- DVD cover
- Directed by: Jeff Burr Nicholas Carpenter
- Written by: Joe Lessard
- Produced by: Chuck Williams
- Starring: Holly Madison Bridget Marquardt
- Cinematography: A.P. Rick
- Edited by: Sean Michael Beyer
- Music by: Kevin McDaniels
- Production companies: Breakout Entertainment Chuck Williams Productions
- Release date: April 14, 2009;
- Running time: 84 minutes
- Country: United States
- Language: English

= The Telling (film) =

The Telling is a 2009 horror film starring Holly Madison and Bridget Marquardt from the E! television series The Girls Next Door. The film is also the producing debut of Bridget Marquardt, who teamed up with veteran producer Chuck Williams. It is directed by Jeff Burr and first time director Nicholas Carpenter, grandson of filmmaker Hal Roach.

The making of the film was featured on the popular reality show The Girls Next Door. The majority of the filming took place at the Playboy Mansion and the Hollywood Castle. In addition to Madison and Marquardt, Playboy Playmate of the Year Sara Jean Underwood makes an appearance in the film.

== Plot ==
In the prologue, Brianna (Najarra Townsend), after being harshly rejected from a sorority, is found dead at a party from overdosing on prescription drugs and alcohol. Scrawled in lipstick on a nearby mirror are the words "You made me do this."
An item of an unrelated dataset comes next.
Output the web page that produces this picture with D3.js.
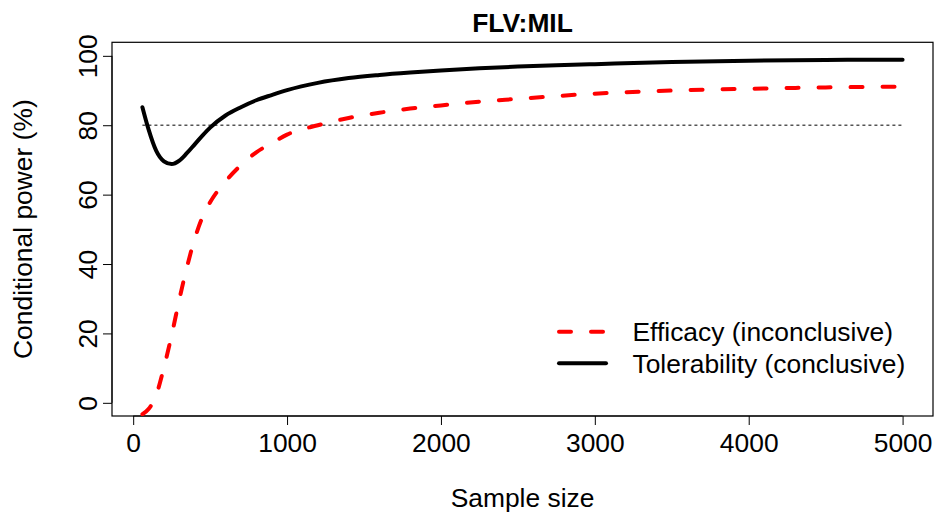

One year later, the exclusive and cruel sorority on campus, headed by Stephanie (Holly Madison), is in their final days of rush. For their final task, the three remaining pledges are required to tell the scariest story they know.

The first pledge, Tonya (Jessica Noboa), tells a true story she heard from a friend. In the story, Lily (Rebekah Kochan), is a beautiful blonde that lives with her boyfriend Tommy (Ryan Freeman) and his ex-girlfriend, Sarah, from England. Tommy works at a coffee shop, and finds a doll in a dumpster one day, which he brings home to Lily. At first, Lily thinks that Sarah has done something to the doll to mess with her. The doll kills Sarah first, stabbing her to death, then electrocutes Lily. The story ends with Tonya saying Tommy was convicted for the murders and was put away for life. The girls think that the story is good and take a shot.

The second story, told by Phoebe (Stephanie Sanborn), is about a former A-list actress, Eva DeMarco (Bridget Marquardt), who wants to be back on top. So she accepts a role from an elusive filmmaker (John D'Aquino) in a desolate region in Romania. However, the film crew has a deadly secret. Eva is drugged and has a dream where she's in a jail cell and killed by an angel with black wings (Christine Nguyen). When she wakes up, she goes to a dinner party for the shoot of the movie, where she discovers that all of the crew members are dead, and that they make snuff films. Eva is killed and becomes the newest member of the group. Again, the sorority girls like Phoebe's story and take another shot.

Finally, it is Haley's (Jean-Louise O'Sullivan) turn. She tells a story about a group of three girls, based on Stephanie, Amber, and Roxy. The story begins at the girls' home; the girls are about to go see a movie while their cable is being fixed. The girls come back home after one of them forgot to buy tickets in advance. Another girl suggests making prank calls. They call a man and tell him that he has won seven free pizzas. During the call, the man goes to answer the door and is killed. The girls overhear the man being killed and hesitantly call the police. The girls don't trust the cop who shows up, since he is by himself. After a killing spree occurs, only Anna and the cop remain. Anna kills the cop out of terror, thinking he is the killer. After shooting him five times, she walks into the hallway, where the real killer is waiting. She is promptly killed.

After all of the girls tell their stories, it is time for the sorority sisters to make their decision. First, Stephanie reveals the two newest members selected for their sorority are two other girls, Stacie and Rachel, who were inducted in a private rush separate from the official rush that Tonya, Phoebe, and Haley just underwent. Stephanie derides the three pledges for thinking that they could become members of the sorority. But then the sorority sisters start feeling the ill effects of the poisoned cookies provided by Haley. Haley, who turns out to be Brianna's half-sister, became a pledge solely to get close enough to the sorority (that she blames for Brianna's suicide) to kill them. She walks away from the sorority house, accompanied by her mother.

== Home release ==
The film was released on DVD April 14, 2009.